- _Exercise prompt_
Produce an exact copy of all the data below, dropping every image.

── Data section ──

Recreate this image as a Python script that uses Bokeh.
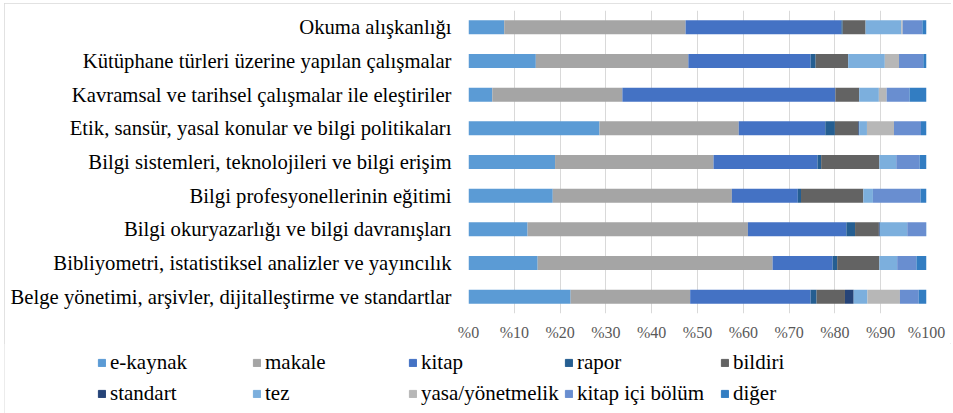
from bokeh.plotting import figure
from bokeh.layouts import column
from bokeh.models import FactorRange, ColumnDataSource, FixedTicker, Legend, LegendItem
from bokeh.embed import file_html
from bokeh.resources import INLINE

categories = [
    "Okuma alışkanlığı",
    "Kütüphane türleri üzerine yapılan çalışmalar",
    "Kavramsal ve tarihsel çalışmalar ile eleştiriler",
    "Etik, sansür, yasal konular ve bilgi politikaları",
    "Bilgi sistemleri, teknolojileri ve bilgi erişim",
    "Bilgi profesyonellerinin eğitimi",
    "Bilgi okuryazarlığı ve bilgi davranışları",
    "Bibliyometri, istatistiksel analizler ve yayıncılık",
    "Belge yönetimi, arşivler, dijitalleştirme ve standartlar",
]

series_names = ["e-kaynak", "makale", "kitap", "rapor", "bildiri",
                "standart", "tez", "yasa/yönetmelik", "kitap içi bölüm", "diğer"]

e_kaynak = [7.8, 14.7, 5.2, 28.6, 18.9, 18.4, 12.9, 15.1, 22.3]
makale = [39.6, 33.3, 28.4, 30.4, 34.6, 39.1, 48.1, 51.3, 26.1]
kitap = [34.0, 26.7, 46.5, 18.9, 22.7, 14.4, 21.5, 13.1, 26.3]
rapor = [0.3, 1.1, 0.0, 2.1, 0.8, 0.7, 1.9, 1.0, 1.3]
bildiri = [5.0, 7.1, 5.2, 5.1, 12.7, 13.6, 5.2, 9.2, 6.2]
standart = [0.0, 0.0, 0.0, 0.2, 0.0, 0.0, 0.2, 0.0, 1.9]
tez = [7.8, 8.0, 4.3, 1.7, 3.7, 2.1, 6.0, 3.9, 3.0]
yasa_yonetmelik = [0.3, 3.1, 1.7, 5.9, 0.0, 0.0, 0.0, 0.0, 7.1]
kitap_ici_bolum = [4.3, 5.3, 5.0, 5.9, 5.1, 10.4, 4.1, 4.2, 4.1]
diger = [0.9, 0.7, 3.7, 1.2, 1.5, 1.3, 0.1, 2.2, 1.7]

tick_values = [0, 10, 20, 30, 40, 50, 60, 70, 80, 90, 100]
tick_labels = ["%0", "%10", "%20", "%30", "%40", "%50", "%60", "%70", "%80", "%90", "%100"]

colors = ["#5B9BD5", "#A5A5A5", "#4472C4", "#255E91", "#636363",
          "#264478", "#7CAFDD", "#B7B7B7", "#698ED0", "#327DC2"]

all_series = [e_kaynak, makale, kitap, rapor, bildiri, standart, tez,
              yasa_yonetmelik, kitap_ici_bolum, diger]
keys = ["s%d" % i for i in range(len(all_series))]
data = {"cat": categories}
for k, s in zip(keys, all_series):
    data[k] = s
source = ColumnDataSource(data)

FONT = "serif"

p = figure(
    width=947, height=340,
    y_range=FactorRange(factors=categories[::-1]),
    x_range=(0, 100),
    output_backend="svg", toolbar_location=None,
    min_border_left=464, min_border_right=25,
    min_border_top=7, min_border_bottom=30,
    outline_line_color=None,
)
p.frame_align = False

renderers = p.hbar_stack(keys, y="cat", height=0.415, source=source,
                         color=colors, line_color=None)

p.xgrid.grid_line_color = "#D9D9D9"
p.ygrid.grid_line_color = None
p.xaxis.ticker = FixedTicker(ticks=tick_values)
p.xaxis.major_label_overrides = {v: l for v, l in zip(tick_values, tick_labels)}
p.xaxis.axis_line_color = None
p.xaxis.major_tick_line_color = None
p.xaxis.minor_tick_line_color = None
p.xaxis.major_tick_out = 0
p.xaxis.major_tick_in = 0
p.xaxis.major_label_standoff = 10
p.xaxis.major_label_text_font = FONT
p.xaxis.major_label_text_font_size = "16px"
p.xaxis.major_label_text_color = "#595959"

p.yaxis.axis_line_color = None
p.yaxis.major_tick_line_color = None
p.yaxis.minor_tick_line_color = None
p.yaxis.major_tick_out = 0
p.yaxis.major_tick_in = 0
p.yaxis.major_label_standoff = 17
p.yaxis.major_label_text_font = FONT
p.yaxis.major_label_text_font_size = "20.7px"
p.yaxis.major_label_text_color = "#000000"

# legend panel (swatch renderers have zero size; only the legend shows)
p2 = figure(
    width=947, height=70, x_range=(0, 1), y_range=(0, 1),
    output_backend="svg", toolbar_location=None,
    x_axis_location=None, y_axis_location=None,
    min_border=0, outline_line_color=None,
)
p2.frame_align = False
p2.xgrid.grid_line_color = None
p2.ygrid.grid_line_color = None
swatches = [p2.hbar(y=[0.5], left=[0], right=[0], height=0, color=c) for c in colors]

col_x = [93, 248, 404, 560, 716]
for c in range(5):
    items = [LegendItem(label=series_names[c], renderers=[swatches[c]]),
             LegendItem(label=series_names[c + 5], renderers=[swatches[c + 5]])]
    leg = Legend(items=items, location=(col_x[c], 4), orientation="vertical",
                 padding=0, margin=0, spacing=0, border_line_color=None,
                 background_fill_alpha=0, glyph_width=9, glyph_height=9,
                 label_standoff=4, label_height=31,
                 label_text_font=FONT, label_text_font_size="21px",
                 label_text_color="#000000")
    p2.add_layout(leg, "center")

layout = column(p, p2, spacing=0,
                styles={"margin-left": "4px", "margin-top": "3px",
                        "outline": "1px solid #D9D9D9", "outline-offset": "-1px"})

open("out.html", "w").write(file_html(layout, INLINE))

───

- _Solution to this problem_
Recreate this image as a Python script that uses Bokeh.
from bokeh.plotting import figure
from bokeh.layouts import column
from bokeh.models import FactorRange, ColumnDataSource, FixedTicker, Legend, LegendItem
from bokeh.embed import file_html
from bokeh.resources import INLINE

categories = [
    "Okuma alışkanlığı",
    "Kütüphane türleri üzerine yapılan çalışmalar",
    "Kavramsal ve tarihsel çalışmalar ile eleştiriler",
    "Etik, sansür, yasal konular ve bilgi politikaları",
    "Bilgi sistemleri, teknolojileri ve bilgi erişim",
    "Bilgi profesyonellerinin eğitimi",
    "Bilgi okuryazarlığı ve bilgi davranışları",
    "Bibliyometri, istatistiksel analizler ve yayıncılık",
    "Belge yönetimi, arşivler, dijitalleştirme ve standartlar",
]

series_names = ["e-kaynak", "makale", "kitap", "rapor", "bildiri",
                "standart", "tez", "yasa/yönetmelik", "kitap içi bölüm", "diğer"]

e_kaynak = [7.8, 14.7, 5.2, 28.6, 18.9, 18.4, 12.9, 15.1, 22.3]
makale = [39.6, 33.3, 28.4, 30.4, 34.6, 39.1, 48.1, 51.3, 26.1]
kitap = [34.0, 26.7, 46.5, 18.9, 22.7, 14.4, 21.5, 13.1, 26.3]
rapor = [0.3, 1.1, 0.0, 2.1, 0.8, 0.7, 1.9, 1.0, 1.3]
bildiri = [5.0, 7.1, 5.2, 5.1, 12.7, 13.6, 5.2, 9.2, 6.2]
standart = [0.0, 0.0, 0.0, 0.2, 0.0, 0.0, 0.2, 0.0, 1.9]
tez = [7.8, 8.0, 4.3, 1.7, 3.7, 2.1, 6.0, 3.9, 3.0]
yasa_yonetmelik = [0.3, 3.1, 1.7, 5.9, 0.0, 0.0, 0.0, 0.0, 7.1]
kitap_ici_bolum = [4.3, 5.3, 5.0, 5.9, 5.1, 10.4, 4.1, 4.2, 4.1]
diger = [0.9, 0.7, 3.7, 1.2, 1.5, 1.3, 0.1, 2.2, 1.7]

tick_values = [0, 10, 20, 30, 40, 50, 60, 70, 80, 90, 100]
tick_labels = ["%0", "%10", "%20", "%30", "%40", "%50", "%60", "%70", "%80", "%90", "%100"]

colors = ["#5B9BD5", "#A5A5A5", "#4472C4", "#255E91", "#636363",
          "#264478", "#7CAFDD", "#B7B7B7", "#698ED0", "#327DC2"]

all_series = [e_kaynak, makale, kitap, rapor, bildiri, standart, tez,
              yasa_yonetmelik, kitap_ici_bolum, diger]
keys = ["s%d" % i for i in range(len(all_series))]
data = {"cat": categories}
for k, s in zip(keys, all_series):
    data[k] = s
source = ColumnDataSource(data)

FONT = "serif"

p = figure(
    width=947, height=340,
    y_range=FactorRange(factors=categories[::-1]),
    x_range=(0, 100),
    output_backend="svg", toolbar_location=None,
    min_border_left=464, min_border_right=25,
    min_border_top=7, min_border_bottom=30,
    outline_line_color=None,
)
p.frame_align = False

renderers = p.hbar_stack(keys, y="cat", height=0.415, source=source,
                         color=colors, line_color=None)

p.xgrid.grid_line_color = "#D9D9D9"
p.ygrid.grid_line_color = None
p.xaxis.ticker = FixedTicker(ticks=tick_values)
p.xaxis.major_label_overrides = {v: l for v, l in zip(tick_values, tick_labels)}
p.xaxis.axis_line_color = None
p.xaxis.major_tick_line_color = None
p.xaxis.minor_tick_line_color = None
p.xaxis.major_tick_out = 0
p.xaxis.major_tick_in = 0
p.xaxis.major_label_standoff = 10
p.xaxis.major_label_text_font = FONT
p.xaxis.major_label_text_font_size = "16px"
p.xaxis.major_label_text_color = "#595959"

p.yaxis.axis_line_color = None
p.yaxis.major_tick_line_color = None
p.yaxis.minor_tick_line_color = None
p.yaxis.major_tick_out = 0
p.yaxis.major_tick_in = 0
p.yaxis.major_label_standoff = 17
p.yaxis.major_label_text_font = FONT
p.yaxis.major_label_text_font_size = "20.7px"
p.yaxis.major_label_text_color = "#000000"

# legend panel (swatch renderers have zero size; only the legend shows)
p2 = figure(
    width=947, height=70, x_range=(0, 1), y_range=(0, 1),
    output_backend="svg", toolbar_location=None,
    x_axis_location=None, y_axis_location=None,
    min_border=0, outline_line_color=None,
)
p2.frame_align = False
p2.xgrid.grid_line_color = None
p2.ygrid.grid_line_color = None
swatches = [p2.hbar(y=[0.5], left=[0], right=[0], height=0, color=c) for c in colors]

col_x = [93, 248, 404, 560, 716]
for c in range(5):
    items = [LegendItem(label=series_names[c], renderers=[swatches[c]]),
             LegendItem(label=series_names[c + 5], renderers=[swatches[c + 5]])]
    leg = Legend(items=items, location=(col_x[c], 4), orientation="vertical",
                 padding=0, margin=0, spacing=0, border_line_color=None,
                 background_fill_alpha=0, glyph_width=9, glyph_height=9,
                 label_standoff=4, label_height=31,
                 label_text_font=FONT, label_text_font_size="21px",
                 label_text_color="#000000")
    p2.add_layout(leg, "center")

layout = column(p, p2, spacing=0,
                styles={"margin-left": "4px", "margin-top": "3px",
                        "outline": "1px solid #D9D9D9", "outline-offset": "-1px"})

open("out.html", "w").write(file_html(layout, INLINE))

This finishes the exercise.